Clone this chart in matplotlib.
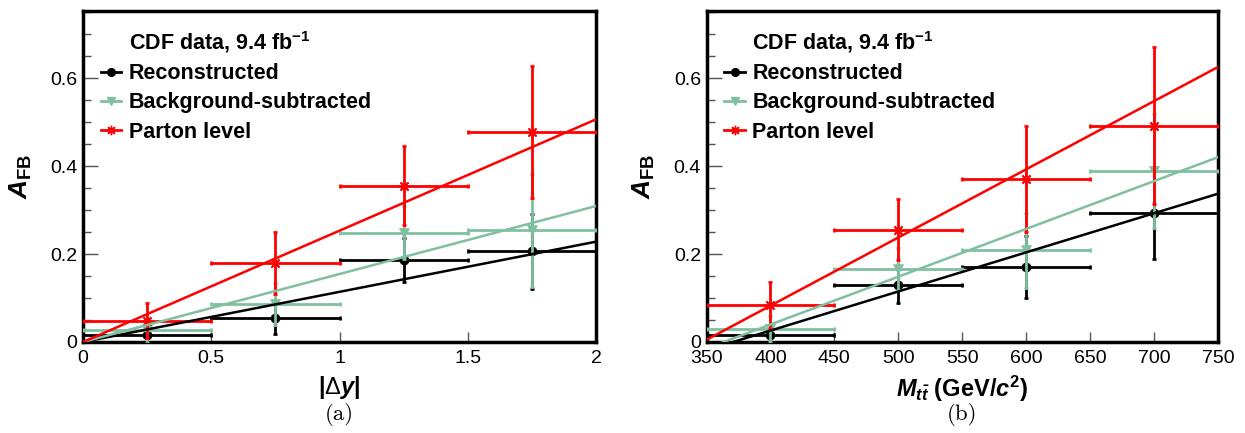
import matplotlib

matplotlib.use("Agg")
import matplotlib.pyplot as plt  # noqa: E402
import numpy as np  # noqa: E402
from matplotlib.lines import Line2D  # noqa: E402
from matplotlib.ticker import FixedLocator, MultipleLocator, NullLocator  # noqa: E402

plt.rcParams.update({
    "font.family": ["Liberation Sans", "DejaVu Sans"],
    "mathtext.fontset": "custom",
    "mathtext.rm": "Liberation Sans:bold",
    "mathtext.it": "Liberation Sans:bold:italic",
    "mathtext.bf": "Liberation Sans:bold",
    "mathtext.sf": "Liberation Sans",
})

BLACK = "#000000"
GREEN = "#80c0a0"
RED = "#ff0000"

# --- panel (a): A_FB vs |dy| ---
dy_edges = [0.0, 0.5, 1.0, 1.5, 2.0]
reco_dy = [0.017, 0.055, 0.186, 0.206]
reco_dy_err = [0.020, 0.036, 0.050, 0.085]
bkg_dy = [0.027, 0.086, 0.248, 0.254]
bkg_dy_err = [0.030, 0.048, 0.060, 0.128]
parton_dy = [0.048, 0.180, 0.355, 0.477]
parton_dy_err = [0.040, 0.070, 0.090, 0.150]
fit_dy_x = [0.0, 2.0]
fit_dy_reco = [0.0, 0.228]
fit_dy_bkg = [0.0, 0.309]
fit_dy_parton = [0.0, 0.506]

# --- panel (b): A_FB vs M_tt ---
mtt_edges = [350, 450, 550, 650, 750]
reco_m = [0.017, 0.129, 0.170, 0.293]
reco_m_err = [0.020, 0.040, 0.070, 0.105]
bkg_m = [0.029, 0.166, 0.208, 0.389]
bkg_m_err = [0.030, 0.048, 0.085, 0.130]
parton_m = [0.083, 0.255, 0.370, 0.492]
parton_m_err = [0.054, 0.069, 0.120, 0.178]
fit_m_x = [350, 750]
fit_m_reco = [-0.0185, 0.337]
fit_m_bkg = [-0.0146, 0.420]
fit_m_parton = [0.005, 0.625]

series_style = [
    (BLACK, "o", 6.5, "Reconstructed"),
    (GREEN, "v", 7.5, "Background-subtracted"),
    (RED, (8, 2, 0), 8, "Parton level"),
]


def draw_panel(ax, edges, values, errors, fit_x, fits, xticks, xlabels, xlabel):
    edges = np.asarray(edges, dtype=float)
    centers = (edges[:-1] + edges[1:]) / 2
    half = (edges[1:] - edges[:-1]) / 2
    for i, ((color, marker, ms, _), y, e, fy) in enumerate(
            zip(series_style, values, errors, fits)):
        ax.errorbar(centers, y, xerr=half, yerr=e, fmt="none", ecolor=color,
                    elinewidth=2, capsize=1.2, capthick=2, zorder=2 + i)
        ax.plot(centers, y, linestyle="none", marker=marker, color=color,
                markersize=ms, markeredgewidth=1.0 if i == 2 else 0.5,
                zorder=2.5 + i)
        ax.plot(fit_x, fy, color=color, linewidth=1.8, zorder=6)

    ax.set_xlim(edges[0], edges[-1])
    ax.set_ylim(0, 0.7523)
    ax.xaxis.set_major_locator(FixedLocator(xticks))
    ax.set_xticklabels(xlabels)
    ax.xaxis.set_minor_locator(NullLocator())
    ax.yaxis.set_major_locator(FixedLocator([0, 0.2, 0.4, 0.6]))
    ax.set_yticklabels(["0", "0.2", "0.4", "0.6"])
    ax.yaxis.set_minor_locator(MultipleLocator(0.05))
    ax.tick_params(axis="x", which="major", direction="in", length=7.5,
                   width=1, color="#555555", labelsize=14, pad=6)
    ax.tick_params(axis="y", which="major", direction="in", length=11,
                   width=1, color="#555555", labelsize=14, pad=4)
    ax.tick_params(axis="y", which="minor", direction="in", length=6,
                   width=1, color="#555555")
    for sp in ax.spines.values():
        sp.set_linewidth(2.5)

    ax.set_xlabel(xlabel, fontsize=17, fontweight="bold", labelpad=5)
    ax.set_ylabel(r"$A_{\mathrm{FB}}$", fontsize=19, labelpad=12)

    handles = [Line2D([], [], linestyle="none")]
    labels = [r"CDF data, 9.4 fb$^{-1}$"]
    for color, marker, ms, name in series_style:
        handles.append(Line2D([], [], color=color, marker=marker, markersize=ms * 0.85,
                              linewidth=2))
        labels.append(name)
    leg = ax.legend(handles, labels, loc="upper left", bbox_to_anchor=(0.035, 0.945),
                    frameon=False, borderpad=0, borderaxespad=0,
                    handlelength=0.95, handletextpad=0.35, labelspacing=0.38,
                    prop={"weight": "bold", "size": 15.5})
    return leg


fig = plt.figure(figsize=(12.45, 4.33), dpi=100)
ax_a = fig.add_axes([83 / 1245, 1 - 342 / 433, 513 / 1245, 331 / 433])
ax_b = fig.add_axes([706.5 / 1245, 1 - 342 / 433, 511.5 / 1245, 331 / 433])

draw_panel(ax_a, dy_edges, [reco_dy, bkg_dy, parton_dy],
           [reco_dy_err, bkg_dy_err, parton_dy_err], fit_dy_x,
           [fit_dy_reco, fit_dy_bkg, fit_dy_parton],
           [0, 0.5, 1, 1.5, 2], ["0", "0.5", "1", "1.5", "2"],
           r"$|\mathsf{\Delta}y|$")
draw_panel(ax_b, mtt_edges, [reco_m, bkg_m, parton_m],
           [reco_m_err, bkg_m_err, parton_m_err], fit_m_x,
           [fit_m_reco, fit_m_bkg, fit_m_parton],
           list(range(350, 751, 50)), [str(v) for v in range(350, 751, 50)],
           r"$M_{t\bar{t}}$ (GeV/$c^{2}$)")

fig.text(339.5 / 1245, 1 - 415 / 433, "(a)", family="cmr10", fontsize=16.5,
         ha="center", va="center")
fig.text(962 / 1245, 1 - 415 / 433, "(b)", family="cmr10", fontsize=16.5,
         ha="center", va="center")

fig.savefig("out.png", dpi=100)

———

[Task instructions]: Leave out all pictures, then copy the remaining material exactly.

[Exercise solution]:
Clone this chart in matplotlib.
import matplotlib

matplotlib.use("Agg")
import matplotlib.pyplot as plt  # noqa: E402
import numpy as np  # noqa: E402
from matplotlib.lines import Line2D  # noqa: E402
from matplotlib.ticker import FixedLocator, MultipleLocator, NullLocator  # noqa: E402

plt.rcParams.update({
    "font.family": ["Liberation Sans", "DejaVu Sans"],
    "mathtext.fontset": "custom",
    "mathtext.rm": "Liberation Sans:bold",
    "mathtext.it": "Liberation Sans:bold:italic",
    "mathtext.bf": "Liberation Sans:bold",
    "mathtext.sf": "Liberation Sans",
})

BLACK = "#000000"
GREEN = "#80c0a0"
RED = "#ff0000"

# --- panel (a): A_FB vs |dy| ---
dy_edges = [0.0, 0.5, 1.0, 1.5, 2.0]
reco_dy = [0.017, 0.055, 0.186, 0.206]
reco_dy_err = [0.020, 0.036, 0.050, 0.085]
bkg_dy = [0.027, 0.086, 0.248, 0.254]
bkg_dy_err = [0.030, 0.048, 0.060, 0.128]
parton_dy = [0.048, 0.180, 0.355, 0.477]
parton_dy_err = [0.040, 0.070, 0.090, 0.150]
fit_dy_x = [0.0, 2.0]
fit_dy_reco = [0.0, 0.228]
fit_dy_bkg = [0.0, 0.309]
fit_dy_parton = [0.0, 0.506]

# --- panel (b): A_FB vs M_tt ---
mtt_edges = [350, 450, 550, 650, 750]
reco_m = [0.017, 0.129, 0.170, 0.293]
reco_m_err = [0.020, 0.040, 0.070, 0.105]
bkg_m = [0.029, 0.166, 0.208, 0.389]
bkg_m_err = [0.030, 0.048, 0.085, 0.130]
parton_m = [0.083, 0.255, 0.370, 0.492]
parton_m_err = [0.054, 0.069, 0.120, 0.178]
fit_m_x = [350, 750]
fit_m_reco = [-0.0185, 0.337]
fit_m_bkg = [-0.0146, 0.420]
fit_m_parton = [0.005, 0.625]

series_style = [
    (BLACK, "o", 6.5, "Reconstructed"),
    (GREEN, "v", 7.5, "Background-subtracted"),
    (RED, (8, 2, 0), 8, "Parton level"),
]


def draw_panel(ax, edges, values, errors, fit_x, fits, xticks, xlabels, xlabel):
    edges = np.asarray(edges, dtype=float)
    centers = (edges[:-1] + edges[1:]) / 2
    half = (edges[1:] - edges[:-1]) / 2
    for i, ((color, marker, ms, _), y, e, fy) in enumerate(
            zip(series_style, values, errors, fits)):
        ax.errorbar(centers, y, xerr=half, yerr=e, fmt="none", ecolor=color,
                    elinewidth=2, capsize=1.2, capthick=2, zorder=2 + i)
        ax.plot(centers, y, linestyle="none", marker=marker, color=color,
                markersize=ms, markeredgewidth=1.0 if i == 2 else 0.5,
                zorder=2.5 + i)
        ax.plot(fit_x, fy, color=color, linewidth=1.8, zorder=6)

    ax.set_xlim(edges[0], edges[-1])
    ax.set_ylim(0, 0.7523)
    ax.xaxis.set_major_locator(FixedLocator(xticks))
    ax.set_xticklabels(xlabels)
    ax.xaxis.set_minor_locator(NullLocator())
    ax.yaxis.set_major_locator(FixedLocator([0, 0.2, 0.4, 0.6]))
    ax.set_yticklabels(["0", "0.2", "0.4", "0.6"])
    ax.yaxis.set_minor_locator(MultipleLocator(0.05))
    ax.tick_params(axis="x", which="major", direction="in", length=7.5,
                   width=1, color="#555555", labelsize=14, pad=6)
    ax.tick_params(axis="y", which="major", direction="in", length=11,
                   width=1, color="#555555", labelsize=14, pad=4)
    ax.tick_params(axis="y", which="minor", direction="in", length=6,
                   width=1, color="#555555")
    for sp in ax.spines.values():
        sp.set_linewidth(2.5)

    ax.set_xlabel(xlabel, fontsize=17, fontweight="bold", labelpad=5)
    ax.set_ylabel(r"$A_{\mathrm{FB}}$", fontsize=19, labelpad=12)

    handles = [Line2D([], [], linestyle="none")]
    labels = [r"CDF data, 9.4 fb$^{-1}$"]
    for color, marker, ms, name in series_style:
        handles.append(Line2D([], [], color=color, marker=marker, markersize=ms * 0.85,
                              linewidth=2))
        labels.append(name)
    leg = ax.legend(handles, labels, loc="upper left", bbox_to_anchor=(0.035, 0.945),
                    frameon=False, borderpad=0, borderaxespad=0,
                    handlelength=0.95, handletextpad=0.35, labelspacing=0.38,
                    prop={"weight": "bold", "size": 15.5})
    return leg


fig = plt.figure(figsize=(12.45, 4.33), dpi=100)
ax_a = fig.add_axes([83 / 1245, 1 - 342 / 433, 513 / 1245, 331 / 433])
ax_b = fig.add_axes([706.5 / 1245, 1 - 342 / 433, 511.5 / 1245, 331 / 433])

draw_panel(ax_a, dy_edges, [reco_dy, bkg_dy, parton_dy],
           [reco_dy_err, bkg_dy_err, parton_dy_err], fit_dy_x,
           [fit_dy_reco, fit_dy_bkg, fit_dy_parton],
           [0, 0.5, 1, 1.5, 2], ["0", "0.5", "1", "1.5", "2"],
           r"$|\mathsf{\Delta}y|$")
draw_panel(ax_b, mtt_edges, [reco_m, bkg_m, parton_m],
           [reco_m_err, bkg_m_err, parton_m_err], fit_m_x,
           [fit_m_reco, fit_m_bkg, fit_m_parton],
           list(range(350, 751, 50)), [str(v) for v in range(350, 751, 50)],
           r"$M_{t\bar{t}}$ (GeV/$c^{2}$)")

fig.text(339.5 / 1245, 1 - 415 / 433, "(a)", family="cmr10", fontsize=16.5,
         ha="center", va="center")
fig.text(962 / 1245, 1 - 415 / 433, "(b)", family="cmr10", fontsize=16.5,
         ha="center", va="center")

fig.savefig("out.png", dpi=100)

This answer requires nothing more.